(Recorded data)
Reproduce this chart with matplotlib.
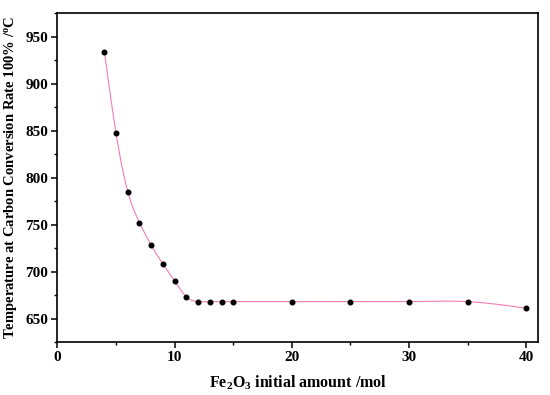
import numpy as np
import matplotlib
matplotlib.use("Agg")
import matplotlib.pyplot as plt
from matplotlib.ticker import MultipleLocator

# data
fe2o3_mol = [4, 5, 6, 7, 8, 9, 10, 11, 12, 13, 14, 15, 20, 25, 30, 35, 40]
temp_c = [934, 847, 785, 752, 728, 708, 690, 673, 668, 668, 668, 668, 668, 668, 668, 668, 661]

plt.rcParams['font.family'] = ['Liberation Serif', 'DejaVu Serif']
plt.rcParams['font.weight'] = 'bold'
plt.rcParams['mathtext.fontset'] = 'custom'
plt.rcParams['mathtext.rm'] = 'Liberation Serif:bold'
plt.rcParams['mathtext.it'] = 'Liberation Serif:bold'
plt.rcParams['mathtext.bf'] = 'Liberation Serif:bold'


def natural_spline(x, y, n=600):
    # plain natural cubic spline, only used to draw the smooth line
    x = np.asarray(x, float)
    y = np.asarray(y, float)
    k = len(x)
    h = np.diff(x)
    A = np.zeros((k, k))
    b = np.zeros(k)
    A[0, 0] = A[-1, -1] = 1
    for i in range(1, k - 1):
        A[i, i - 1] = h[i - 1]
        A[i, i] = 2 * (h[i - 1] + h[i])
        A[i, i + 1] = h[i]
        b[i] = 3 * ((y[i + 1] - y[i]) / h[i] - (y[i] - y[i - 1]) / h[i - 1])
    c = np.linalg.solve(A, b)
    xs = np.linspace(x[0], x[-1], n)
    idx = np.clip(np.searchsorted(x, xs) - 1, 0, k - 2)
    dx = xs - x[idx]
    bb = (y[idx + 1] - y[idx]) / h[idx] - h[idx] * (2 * c[idx] + c[idx + 1]) / 3
    dd = (c[idx + 1] - c[idx]) / (3 * h[idx])
    ys = y[idx] + bb * dx + c[idx] * dx ** 2 + dd * dx ** 3
    return xs, ys


fig = plt.figure(figsize=(5.5, 3.95), dpi=100)
ax = fig.add_axes([0.1045, 0.134, 0.8735, 0.833])

xs, ys = natural_spline(fe2o3_mol, temp_c)
ax.plot(xs, ys, color='#f27db3', lw=0.8, zorder=2)
ax.plot(fe2o3_mol, temp_c, 'o', color='black', ms=3.3, zorder=3)

ax.set_xlim(0, 41)
ax.set_ylim(625, 975)
ax.xaxis.set_major_locator(MultipleLocator(10))
ax.xaxis.set_minor_locator(MultipleLocator(5))
ax.yaxis.set_major_locator(MultipleLocator(50))
ax.yaxis.set_minor_locator(MultipleLocator(25))
ax.tick_params(which='major', direction='out', length=4, width=1.1, labelsize=11, pad=2.5)
ax.tick_params(which='minor', direction='out', length=2.5, width=1.0)
for lab in ax.get_xticklabels() + ax.get_yticklabels():
    lab.set_fontweight('bold')
for s in ax.spines.values():
    s.set_linewidth(1.2)

ax.set_xlabel('Fe$_2$O$_3$ initial amount /mol', fontsize=11.5, fontweight='bold', labelpad=7)
ax.set_ylabel('Temperature at Carbon Conversion Rate 100% /$^o$C', fontsize=10.5, fontweight='bold', labelpad=5)

fig.savefig('out.png', dpi=100)
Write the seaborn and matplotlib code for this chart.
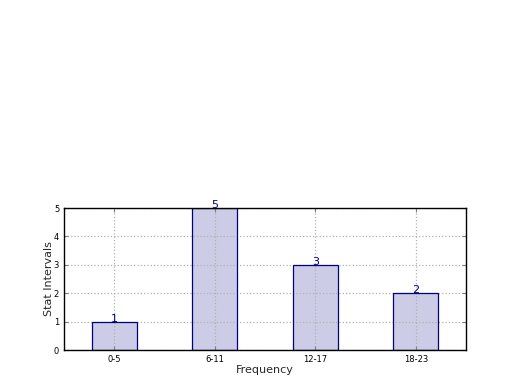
import matplotlib
matplotlib.use("Agg")
import matplotlib.pyplot as plt
import seaborn as sns
import pandas as pd

categories = ["0-5", "6-11", "12-17", "18-23"]
counts = [1, 5, 3, 2]

sns.set_style("white")
plt.rcParams['font.family'] = ['DejaVu Sans']

df = pd.DataFrame({"interval": categories, "count": counts})

fig = plt.figure(figsize=(5.2, 3.9), dpi=100)
ax = fig.add_axes([64/520, 1-350/390, (466-64)/520, (350-208)/390])

# filled faces below the grid
sns.barplot(data=df, x="interval", y="count", ax=ax, width=0.45,
            color="#ccccE6", saturation=1, linewidth=0, zorder=1)
# outlines above the grid
sns.barplot(data=df, x="interval", y="count", ax=ax, width=0.45,
            color="navy", saturation=1, fill=False, linewidth=0.9, zorder=4)

for i, v in enumerate(counts):
    ax.text(i, v, str(v), ha="center", va="baseline", color="navy", fontsize=8, zorder=5)

ax.set_xlim(-0.5, 3.5)
ax.set_ylim(0, 5)
ax.set_yticks([0, 1, 2, 3, 4, 5])
ax.grid(True, linestyle=":", color="#b0b0b0", linewidth=0.9, zorder=3)
ax.set_axisbelow(False)
for s in ax.spines.values():
    s.set_visible(True)
    s.set_color("black")
    s.set_linewidth(1.0)
    s.set_zorder(6)
ax.tick_params(direction="in", length=3, labelsize=6, top=True, right=True,
               bottom=True, left=True, color="gray", labelcolor="black")
ax.set_xlabel("Frequency", fontsize=8, labelpad=1)
ax.set_ylabel("Stat Intervals", fontsize=8, labelpad=0)

fig.savefig("out.png", dpi=100)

EXERCISE:
Give only a number: how many lines of the data hold the string "chart"?

EXERCISE ANSWER:
2